I slide I used in a presentation on the ideas in my book, Making Kids Cleverer has been getting a bit of love on Twitter, with New Zealand school principal referring to it as containing what might be “the three best sentences in education”.

Apart from the missing apostrophe in the second statement, this is obviously very gratifying, and I thought it would be useful to add some context and clarification.

The most advantaged will succeed despite what schools do.

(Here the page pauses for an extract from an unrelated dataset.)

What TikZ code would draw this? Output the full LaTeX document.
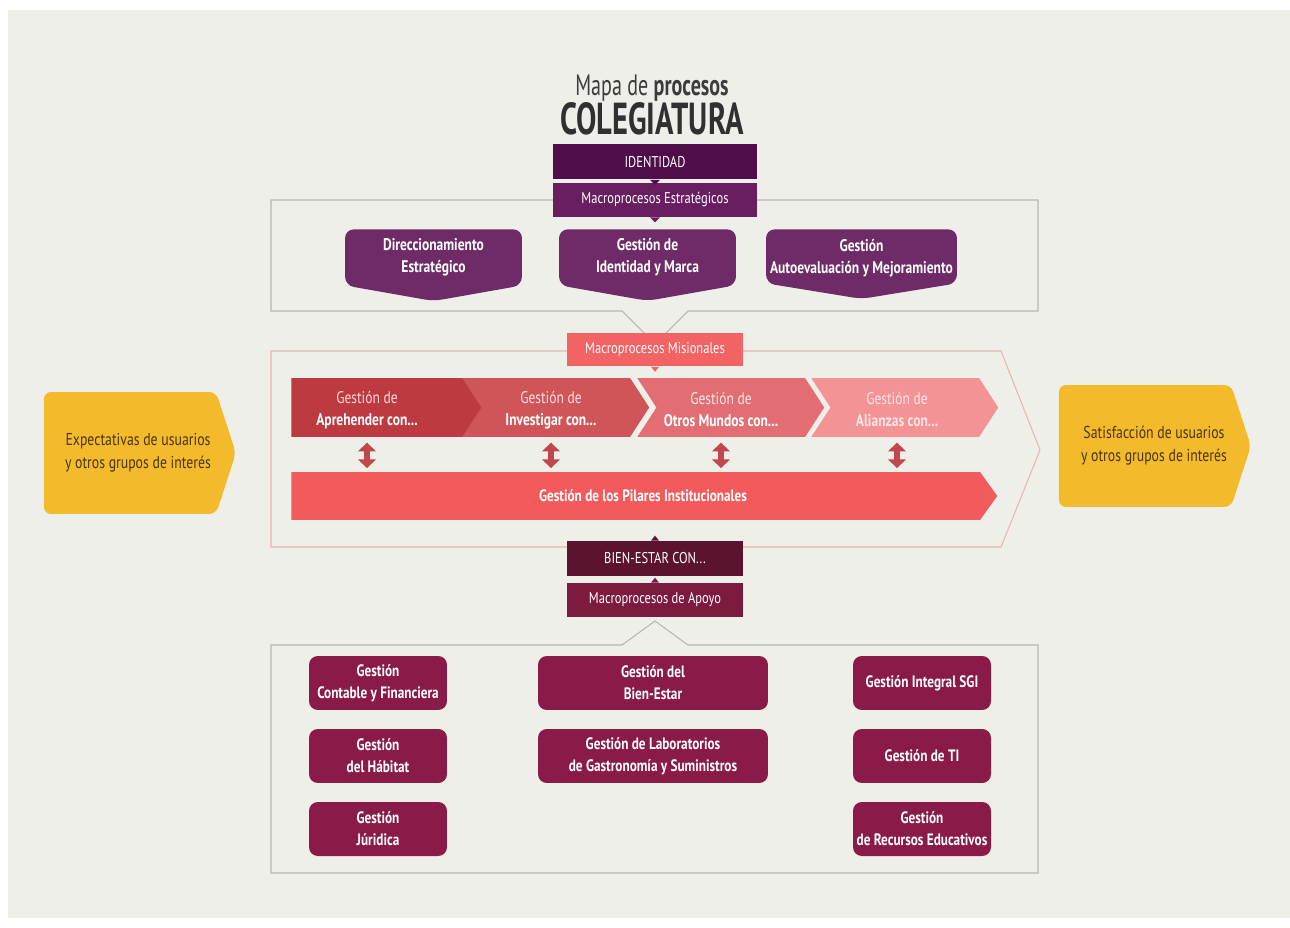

This is a probabilistic statement. I’m not suggesting social advantage automatically confers academic success or that nothing that schools do makes any difference to the success of these children. Instead, what I’m suggesting is that because children from more socially advantaged backgrounds are also likely to come to school knowing more about the world, their academic success is less dependent on what happens in school. As a result, schools are systematically biased in favour of the most advantaged. We are geared up to give children from affluent backgrounds even more of what they come to us with, whereas children from disadvantaged backgrounds tend to be proportionately further disadvantaged by their encounters with education. This is the Matthew Effect. Often, we look at the progress data of students from affluent backgrounds and assume their success is down to us. We then use this to justify the efficacy or whatever it is we happen to believe is the best approach to education. However, if these students are statistically more likely to succeed regardless of what happens in school, then it might very well be true that their success is despite our actions.

To know if you’re successful, only look at data on the most disadvantaged students’ performance.

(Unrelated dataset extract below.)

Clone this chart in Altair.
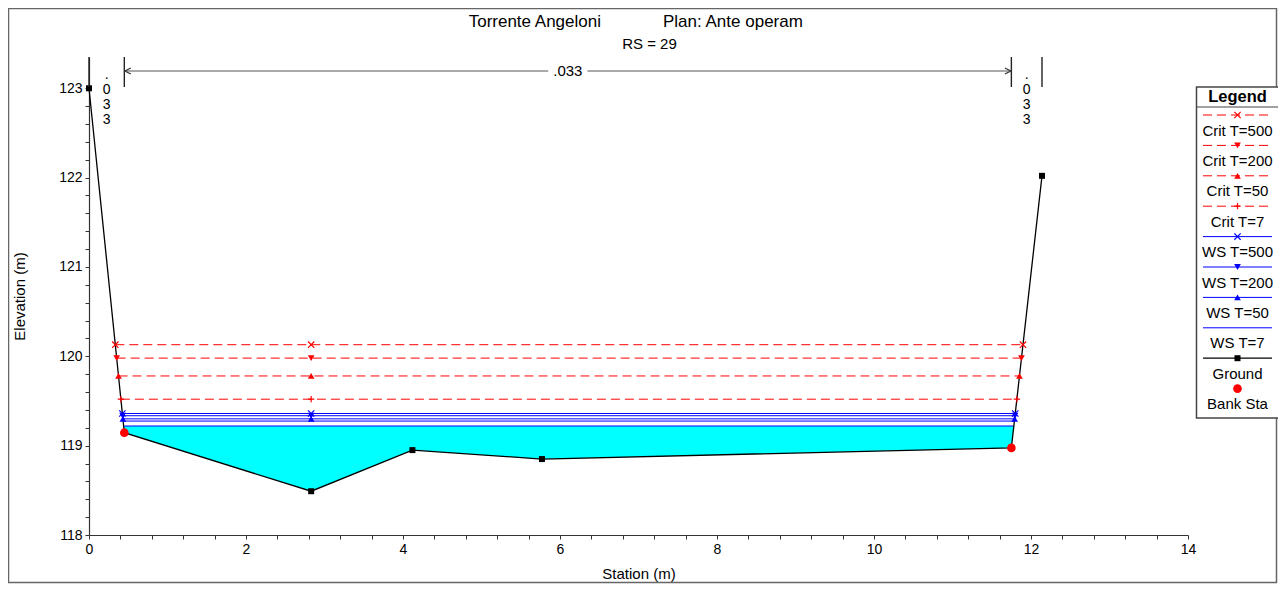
import altair as alt
import numpy as np
import pandas as pd

# ---------------- data ----------------
title_left = "Torrente Angeloni"
title_right = "Plan: Ante operam"
subtitle = "RS = 29"
x_title = "Station (m)"
y_title = "Elevation (m)"
legend_title = "Legend"

ground_sta = [0.0, 0.45, 2.83, 4.12, 5.77, 11.75, 12.14]
ground_elev = [123.0, 119.145, 118.49, 118.95, 118.85, 118.975, 122.02]
bank_sta = [0.45, 11.75]
manning_n = [".033", ".033", ".033"]  # left overbank, channel, right overbank

profiles = ["Crit T=500", "Crit T=200", "Crit T=50", "Crit T=7",
            "WS T=500", "WS T=200", "WS T=50", "WS T=7"]
profile_elev = [120.13, 119.98, 119.78, 119.52, 119.36, 119.335, 119.30, 119.275]
fill_elev = 119.22
inner_marker_sta = 2.83

legend_labels = profiles + ["Ground", "Bank Sta"]

x_ticks = [round(0.4 * i, 1) for i in range(36)]
y_ticks = [round(118 + 0.2 * i, 1) for i in range(26)]

# ---------------- styles ----------------
FONT = "Liberation Sans"
RED, BLUE = "#ff0000", "#0000ff"
X_PATH = "M-1,-1L1,1M1,-1L-1,1"
PLUS_PATH = "M-1,0L1,0M0,-1L0,1"
prof_color = {p: (RED if p.startswith("Crit") else BLUE) for p in profiles}
prof_shape = {"Crit T=500": X_PATH, "Crit T=200": "triangle-down",
              "Crit T=50": "triangle-up", "Crit T=7": PLUS_PATH,
              "WS T=500": X_PATH, "WS T=200": "triangle-down",
              "WS T=50": "triangle-up", "WS T=7": "circle"}
stroked_shapes = {X_PATH, PLUS_PATH}

W, H = 1099, 478
PAD = {"left": 81, "top": 49, "right": 90, "bottom": 49}


def crossings(level):
    xs, ys = ground_sta, ground_elev
    xl = xr = None
    for i in range(len(xs) - 1):
        if ys[i] >= level > ys[i + 1]:
            xl = xs[i] + (ys[i] - level) / (ys[i] - ys[i + 1]) * (xs[i + 1] - xs[i])
            break
    for i in range(len(xs) - 1, 0, -1):
        if ys[i] >= level > ys[i - 1]:
            xr = xs[i - 1] + (level - ys[i - 1]) / (ys[i] - ys[i - 1]) * (xs[i] - xs[i - 1])
            break
    return xl, xr


xscale = alt.Scale(domain=[0, 14], nice=False, zero=False)
yscale = alt.Scale(domain=[118, 123.35], nice=False, zero=False)
axis_common = dict(grid=False, tickSize=4, domainColor="#333", tickColor="#333",
                   domainWidth=1.2, labelFont=FONT, titleFont=FONT, labelFontSize=14,
                   titleFontSize=15, labelColor="black", titleColor="black",
                   titleFontWeight="normal", labelPadding=3, labelFlush=False,
                   labelOverlap=False)
xaxis = alt.Axis(title=x_title, values=x_ticks, titlePadding=10,
                 labelExpr="abs(datum.value/2 - round(datum.value/2)) < 0.01 ? format(datum.value, 'd') : ''",
                 **axis_common)
yaxis = alt.Axis(title=y_title, values=y_ticks, titlePadding=31,
                 labelExpr="abs(datum.value - round(datum.value)) < 0.01 ? format(datum.value, 'd') : ''",
                 **axis_common)


def X(f):
    return alt.X(f, type="quantitative", scale=xscale, axis=xaxis)


def Y(f):
    return alt.Y(f, type="quantitative", scale=yscale, axis=yaxis)


# ---------------- tables ----------------
df_ground = pd.DataFrame({"sta": ground_sta, "elev": ground_elev})
df_bank = pd.DataFrame({"sta": bank_sta,
                        "elev": np.interp(bank_sta, ground_sta, ground_elev)})

fl, fr = crossings(fill_elev)
fill_st = [fl] + [s for s in ground_sta if fl < s < fr] + [fr]
df_fill = pd.DataFrame({"sta": fill_st,
                        "ground": np.interp(fill_st, ground_sta, ground_elev),
                        "level": fill_elev})
df_filltop = pd.DataFrame({"xl": [fl], "xr": [fr], "elev": [fill_elev]})

rows, mrows = [], []
for p, e in zip(profiles, profile_elev):
    a, b = crossings(e)
    rows.append({"profile": p, "elev": e, "xl": a, "xr": b})
    if p != "WS T=7":
        for s in (a, inner_marker_sta, b):
            mrows.append({"profile": p, "elev": e, "sta": s,
                          "stroked": prof_shape[p] in stroked_shapes})
df_lines = pd.DataFrame(rows)
df_mk = pd.DataFrame(mrows)

mk_profiles = [p for p in profiles if p != "WS T=7"]
color_enc = alt.Color("profile:N", scale=alt.Scale(domain=profiles,
                      range=[prof_color[p] for p in profiles]), legend=None)
shape_enc = alt.Shape("profile:N", scale=alt.Scale(domain=mk_profiles,
                      range=[prof_shape[p] for p in mk_profiles]), legend=None)

# ---------------- plot layers ----------------
fill = alt.Chart(df_fill).mark_area(color="#00ffff", opacity=1).encode(
    x=X("sta"), y=Y("ground"), y2="level")
filltop = alt.Chart(df_filltop).mark_rule(color=BLUE, strokeWidth=1.2).encode(
    x=X("xl"), x2="xr", y=Y("elev"))
crit_lines = alt.Chart(df_lines).transform_filter(
    "indexof(datum.profile, 'Crit') == 0").mark_rule(strokeDash=[9, 5], strokeWidth=1).encode(
    x=X("xl"), x2="xr", y=Y("elev"), color=color_enc)
ws_lines = alt.Chart(df_lines).transform_filter(
    "indexof(datum.profile, 'WS') == 0").mark_rule(strokeWidth=1).encode(
    x=X("xl"), x2="xr", y=Y("elev"), color=color_enc)
ground_line = alt.Chart(df_ground).mark_line(color="black", strokeWidth=1.3).encode(
    x=X("sta"), y=Y("elev"))
ground_pts = alt.Chart(df_ground).mark_square(color="black", size=36, opacity=1).encode(
    x=X("sta"), y=Y("elev"))
mk_stroke = alt.Chart(df_mk).transform_filter("datum.stroked").mark_point(
    filled=False, size=40, strokeWidth=1.2, opacity=1).encode(
    x=X("sta"), y=Y("elev"), color=color_enc, shape=shape_enc)
mk_fill = alt.Chart(df_mk).transform_filter("!datum.stroked").mark_point(
    filled=True, size=45, opacity=1).encode(
    x=X("sta"), y=Y("elev"), color=color_enc, shape=shape_enc)
banks = alt.Chart(df_bank).mark_circle(color=RED, size=75, opacity=1).encode(
    x=X("sta"), y=Y("elev"))

# ---------------- Manning's n annotation ----------------
df_vert = pd.DataFrame({"sta": [ground_sta[0], bank_sta[0], bank_sta[1], ground_sta[-1]]})
verts = alt.Chart(df_vert).mark_rule(color="#222", strokeWidth=1.4).encode(
    x=X("sta"), y=alt.value(0), y2=alt.value(30))
mid = (bank_sta[0] + bank_sta[1]) / 2
gap = 0.25
df_dim = pd.DataFrame({"a": [bank_sta[0], mid + gap], "b": [mid - gap, bank_sta[1]]})
dim = alt.Chart(df_dim).mark_rule(color="#555", strokeWidth=1.2).encode(
    x=X("a"), x2="b", y=alt.value(14))
arrow_l = alt.Chart(pd.DataFrame({"sta": [bank_sta[0]]})).mark_point(
    shape="M1,-1L-1,0L1,1", filled=False, size=36, strokeWidth=1.2,
    color="#333", opacity=1, xOffset=3.5).encode(x=X("sta"), y=alt.value(14))
arrow_r = alt.Chart(pd.DataFrame({"sta": [bank_sta[1]]})).mark_point(
    shape="M-1,-1L1,0L-1,1", filled=False, size=36, strokeWidth=1.2,
    color="#333", opacity=1, xOffset=-3.5).encode(x=X("sta"), y=alt.value(14))
df_nmain = pd.DataFrame({"sta": [mid], "t": [manning_n[1]]})
nmain = alt.Chart(df_nmain).mark_text(font=FONT, fontSize=15, color="black",
                                      baseline="middle").encode(
    x=X("sta"), y=alt.value(14), text="t:N")
df_nside = pd.DataFrame({"sta": [(ground_sta[0] + bank_sta[0]) / 2,
                                 (bank_sta[1] + ground_sta[-1]) / 2],
                         "t": ["\n".join(manning_n[0]), "\n".join(manning_n[2])]})
nside = alt.Chart(df_nside).mark_text(font=FONT, fontSize=14, color="black",
                                      baseline="top", lineBreak="\n", lineHeight=15).encode(
    x=X("sta"), y=alt.value(11), text="t:N")

# ---------------- titles ----------------
t1 = alt.Chart(pd.DataFrame({"t": [title_left]})).mark_text(
    font=FONT, fontSize=17, color="black", align="right", baseline="middle").encode(
    text="t:N", x=alt.value(512), y=alt.value(-35))
t2 = alt.Chart(pd.DataFrame({"t": [title_right]})).mark_text(
    font=FONT, fontSize=17, color="black", align="left", baseline="middle").encode(
    text="t:N", x=alt.value(574), y=alt.value(-35))
t3 = alt.Chart(pd.DataFrame({"t": [subtitle]})).mark_text(
    font=FONT, fontSize=15, color="black", align="center", baseline="middle").encode(
    text="t:N", x=alt.value(560.5), y=alt.value(-13))

frame = alt.Chart(pd.DataFrame({"k": [0]})).mark_rect(
    fillOpacity=0, stroke="#666", strokeWidth=1.5).encode(
    x=alt.value(-80.5), x2=alt.value(W + PAD["right"] - 1.5),
    y=alt.value(-PAD["top"] + 0.5), y2=alt.value(H + PAD["bottom"] - 1.5))

# ---------------- legend ----------------
leg_kind = ["crit"] * 4 + ["ws"] * 4 + ["ground", "bank"]
df_leg = pd.DataFrame({"profile": legend_labels, "idx": list(range(len(legend_labels))),
                       "kind": leg_kind,
                       "stroked": [prof_shape.get(p, "") in stroked_shapes for p in legend_labels]})
LX0, LX1, LXC = 1114, 1183, 1148.5
leg_base = alt.Chart(df_leg).transform_calculate(ly="58 + 30.4 * datum.idx",
                                                 ty="58 + 30.4 * datum.idx + 15.5")
LY = alt.Y("ly:Q", scale=None, axis=None)
TY = alt.Y("ty:Q", scale=None, axis=None)
leg_box = alt.Chart(pd.DataFrame({"k": [0]})).mark_rect(
    fill="white", stroke="#444", strokeWidth=1.5).encode(
    x=alt.value(1107.5), x2=alt.value(1190), y=alt.value(30), y2=alt.value(361))
leg_sep = alt.Chart(pd.DataFrame({"k": [0]})).mark_rule(color="#444", strokeWidth=1.2).encode(
    x=alt.value(1107.5), x2=alt.value(1190), y=alt.value(50))
leg_title = alt.Chart(pd.DataFrame({"t": [legend_title]})).mark_text(
    font=FONT, fontSize=16.5, fontWeight="bold", color="black", baseline="middle").encode(
    text="t:N", x=alt.value(LXC), y=alt.value(39.5))
leg_crit = leg_base.transform_filter("datum.kind == 'crit'").mark_rule(
    strokeDash=[9, 5], strokeWidth=1).encode(
    x=alt.value(LX0), x2=alt.value(LX1), y=LY, color=color_enc)
leg_ws = leg_base.transform_filter("datum.kind == 'ws'").mark_rule(strokeWidth=1).encode(
    x=alt.value(LX0), x2=alt.value(LX1), y=LY, color=color_enc)
leg_gl = leg_base.transform_filter("datum.kind == 'ground'").mark_rule(
    color="black", strokeWidth=1.3).encode(x=alt.value(LX0), x2=alt.value(LX1), y=LY)
leg_gp = leg_base.transform_filter("datum.kind == 'ground'").mark_square(
    color="black", size=36, opacity=1).encode(x=alt.value(LXC), y=LY)
leg_bk = leg_base.transform_filter("datum.kind == 'bank'").mark_circle(
    color=RED, size=75, opacity=1).encode(x=alt.value(LXC), y=LY)
leg_ms = leg_base.transform_filter("datum.stroked").mark_point(
    filled=False, size=40, strokeWidth=1.2, opacity=1).encode(
    x=alt.value(LXC), y=LY, color=color_enc, shape=shape_enc)
leg_mf = leg_base.transform_filter(
    "!datum.stroked && (datum.kind == 'crit' || datum.kind == 'ws') && datum.profile != 'WS T=7'"
).mark_point(filled=True, size=45, opacity=1).encode(
    x=alt.value(LXC), y=LY, color=color_enc, shape=shape_enc)
leg_txt = leg_base.mark_text(font=FONT, fontSize=15, color="black", baseline="middle").encode(
    x=alt.value(LXC), y=TY, text="profile:N")

chart = alt.layer(
    frame, fill, filltop, ws_lines, crit_lines, ground_line, ground_pts,
    mk_stroke, mk_fill, banks,
    verts, dim, arrow_l, arrow_r, nmain, nside, t1, t2, t3,
    leg_box, leg_sep, leg_title, leg_crit, leg_ws, leg_gl, leg_gp, leg_bk,
    leg_ms, leg_mf, leg_txt,
).properties(
    width=W, height=H, padding=PAD,
    autosize=alt.AutoSizeParams(type="none"),
    background="white",
).configure_view(strokeWidth=0)

chart.save("out.html", embed_options={"renderer": "svg", "actions": False})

In contrast, children from less advantaged backgrounds are going to be more dependent on schools and teachers to be academically successful so we can be more certain that their success is due to our actions.Of course this is not always true – there are definitely children who are lucky in other ways – more intelligent, harder working, more resilient, etc. – but, again, this is a probabilistic claim. If we want to get a clearer sense of whether what we’re doing is ‘working’ then we need to look first at the performance of those who are disadvantaged. If there is a significant gap between the performance of the most advantaged and most disadvantaged students then we really shouldn’t be congratulating ourselves that our chosen approaches ‘works’ for those with most – their success may be in spite of us. However, if the most disadvantaged are doing as well as their more advantaged peers then that is likely to be because of our choices and actions. This way it is harder to fool ourselves.

What works best for the most disadvantaged students works best for all. 

The strategies that are most likely to lead to disadvantaged students being academically successful are strategies that prioritise learning over current performance. We know that it’s perfectly possible for children to successfully solve problems in the classroom yet not remember how to solve them elsewhere or later. We know that children can expend their limited cognitive reserves completing engaging activities as well as on activities that contribute to building increasingly automatic schema. But if the tasks we give children are too complex they can’t do both at once. Similarly, we know that possessing culturally rich, shared knowledge makes it far more likely that children will be able to comprehend a wider range of reading material and therefore more likely to understand and be able to think creatively and critically about the information they encounter. Ensuring that all children are taught culturally rich shared knowledge using instructional practices that take into consideration the limitation of human thought and memory means that all children are more likely to be academically successful. Everybody benefits. But, because the most disadvantaged are more dependent on schools in order to get access to this knowledge, it disproportionately benefits those with least. We may never close the gap between those with most and those with least but we can at least prevent it from being widened further by students’ educational experiences.